软件工程上机实验,包括四个问题,现已经完成四个
In a box bounded by [-1, 1], given m balloons(they cannot overlap) with variable radio r and position mu, find the optimal value of r and mu which maximize sum r^2
Solution:
将正方形面积等分成100*100个小方格,用一个链表记录小方格的交点,一个链表记录已经找出的圆。每次遍历这些交点,找出现有条件下的最大圆,将其加入已经找出的圆的链表。同时将圆内的点从交点链表中删除。直到找出所给数目的圆为止。
那么如何找出现有条件下的最大圆呢。最大圆一定是与圆或者是四条边想切的,因此只需求出当前点与四条边、所有已经找出的圆的距离,取最小值即可。

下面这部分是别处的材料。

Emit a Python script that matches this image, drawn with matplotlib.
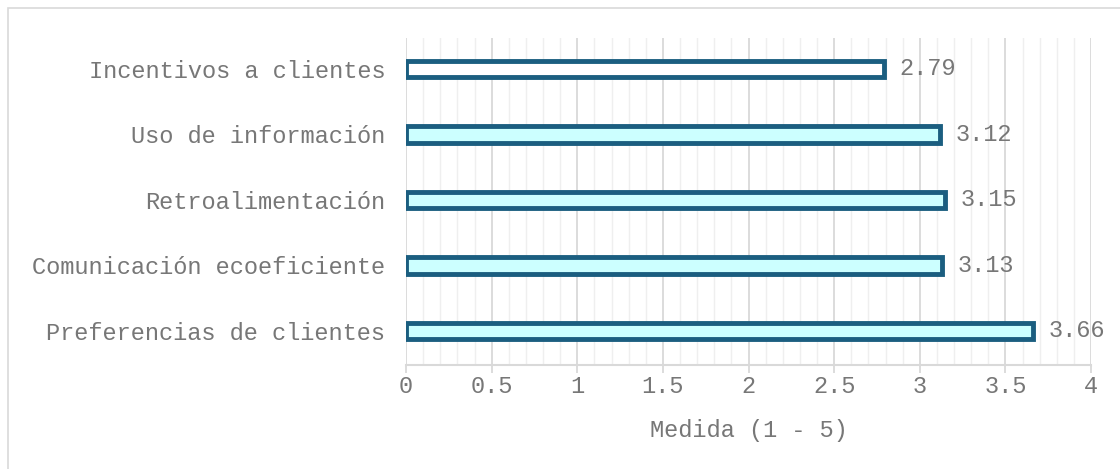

In a box bounded by [-1, 1], given m balloons(they cannot overlap) with variable radio r and position mu. And some tiny blocks are in the box at given position d;balloons cannot overlap with these blocks. find the optimal value of r and mu which maximizes sum $r^2
Solution:
相比较第一题来说,本题中增加了一些不可覆盖的点,那么我们可以将这些点作为半径为0的圆存入已经找出的圆链表中。在绘图时将这些圆删除即可。
###Q3 In a box(3D) bounded by [-1, 1], given m balloons(they cannot overlap) with variable radio r and position mu. And some tiny blocks are in the box at given position d;balloons cannot overlap with these blocks. find the optimal value of r and mu which maximizes sum $r^2
Solution:
本题就是将2D变成了3D,没有什么特别之处。球体的图形化展示使用了JavaFx。 ###Q4 Update to multi-process/thread/core implementation.In a box(3D) bounded by [-1, 1], given m balloons(they cannot overlap) with variable radio r and position mu. And some tiny blocks are in the box at given position d;balloons cannot overlap with these blocks. find the optimal value of r and mu which maximizes sum $r^2
Solution:
多线程优化方案:在计算当前情况下的所有点中的最大半径时,将所有的点划分成四部分,用四个线程来计算。但是使用多线程的方案由于线程的创建和上下文切换耗时比较高,效率反而没有单线程高。